Enhanced acetylene semi-hydrogenation on a subsurface carbon tailored Ni–Ga intermetallic catalyst

Abstract

Tailoring the active sites to promote the formation of the target product is of great importance for selective hydrogenations catalyzed by non-noble metals but remains challenging. Herein, we propose to employ carbon atoms to be incorporated into the Ni₃Ga intermetallic with partially isolated Ni sites aiming to enhance the catalytic performances for acetylene semi-hydrogenation. The incorporation of carbon atoms into the lattice of the Ni₃Ga intermetallic is achieved by thermal processing of the Ni₃Ga intermetallic catalyst in an acetylene atmosphere. The processed catalyst is proven to show the typical Ni₃GaC_0.5 phase by multiple characterization techniques including atomic-resolution electron microscopy and X-ray absorption spectroscopy.
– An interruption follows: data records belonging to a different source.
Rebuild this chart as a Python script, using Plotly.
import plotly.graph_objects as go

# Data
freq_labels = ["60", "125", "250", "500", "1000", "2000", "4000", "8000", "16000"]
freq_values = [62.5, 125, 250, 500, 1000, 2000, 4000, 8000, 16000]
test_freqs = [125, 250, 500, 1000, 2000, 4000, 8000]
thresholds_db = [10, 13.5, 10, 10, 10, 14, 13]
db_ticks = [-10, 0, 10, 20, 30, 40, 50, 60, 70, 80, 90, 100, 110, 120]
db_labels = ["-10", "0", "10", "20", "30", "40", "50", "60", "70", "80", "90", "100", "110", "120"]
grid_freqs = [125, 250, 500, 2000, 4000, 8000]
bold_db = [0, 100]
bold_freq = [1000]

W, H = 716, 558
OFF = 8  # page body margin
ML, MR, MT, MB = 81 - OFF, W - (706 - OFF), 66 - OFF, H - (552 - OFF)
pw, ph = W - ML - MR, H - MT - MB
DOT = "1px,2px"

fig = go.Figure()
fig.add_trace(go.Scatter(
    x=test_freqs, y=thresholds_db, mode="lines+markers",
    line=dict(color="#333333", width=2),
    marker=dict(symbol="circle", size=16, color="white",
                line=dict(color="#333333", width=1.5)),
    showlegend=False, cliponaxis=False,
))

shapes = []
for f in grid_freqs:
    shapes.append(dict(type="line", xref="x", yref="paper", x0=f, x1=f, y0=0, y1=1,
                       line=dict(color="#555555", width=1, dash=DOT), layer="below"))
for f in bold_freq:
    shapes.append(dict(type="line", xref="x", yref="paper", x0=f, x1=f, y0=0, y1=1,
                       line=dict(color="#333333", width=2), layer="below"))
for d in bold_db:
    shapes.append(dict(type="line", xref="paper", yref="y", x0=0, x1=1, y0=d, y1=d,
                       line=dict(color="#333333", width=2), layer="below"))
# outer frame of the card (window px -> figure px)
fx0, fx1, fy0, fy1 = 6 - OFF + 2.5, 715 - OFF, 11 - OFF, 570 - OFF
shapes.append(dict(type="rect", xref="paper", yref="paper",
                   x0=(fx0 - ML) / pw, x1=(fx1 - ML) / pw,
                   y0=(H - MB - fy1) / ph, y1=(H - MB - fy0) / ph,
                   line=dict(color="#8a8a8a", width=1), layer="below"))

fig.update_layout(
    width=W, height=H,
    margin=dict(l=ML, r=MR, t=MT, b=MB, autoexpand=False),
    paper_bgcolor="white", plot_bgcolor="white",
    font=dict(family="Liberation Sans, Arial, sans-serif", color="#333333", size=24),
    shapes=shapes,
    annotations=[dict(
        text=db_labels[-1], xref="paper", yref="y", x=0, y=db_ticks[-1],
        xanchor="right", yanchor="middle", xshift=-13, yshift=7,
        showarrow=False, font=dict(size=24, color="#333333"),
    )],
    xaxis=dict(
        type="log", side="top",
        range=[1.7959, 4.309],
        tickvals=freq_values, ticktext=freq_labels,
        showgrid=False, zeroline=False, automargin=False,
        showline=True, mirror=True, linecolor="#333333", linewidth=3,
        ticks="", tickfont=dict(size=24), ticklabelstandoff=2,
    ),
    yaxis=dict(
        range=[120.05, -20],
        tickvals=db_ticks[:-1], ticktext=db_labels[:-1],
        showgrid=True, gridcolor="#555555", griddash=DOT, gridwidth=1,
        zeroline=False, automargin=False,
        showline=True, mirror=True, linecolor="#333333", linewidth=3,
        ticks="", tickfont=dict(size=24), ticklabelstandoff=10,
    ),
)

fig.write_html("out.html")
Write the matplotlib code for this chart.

The presence of subsurface carbon in the Ni₃GaC_0.5 catalyst is experimentally and theoretically demonstrated to synergize with Ga sites for modifying the electronic structures of Ni via obvious hybridization of Ni 3d with Ga 2p and C 2p orbitals. The performance tests show that the Ni₃GaC_0.5 catalyst delivers high ethylene selectivity, up to ca. 90% at full conversion of acetylene, which outperforms the referred Ni and Ni₃Ga catalysts. The excellent selectivity to ethylene is rationalized by theoretical calculations, which point out that the desorption of ethylene from the Ni₃GaC_0.5 catalyst is kinetically more favourable than its hydrogenation to ethane. In addition, the stability of the Ni₃GaC_0.5 catalyst is also enhanced against the Ni and Ni₃Ga catalysts due to the suppressed formation of C₄ products.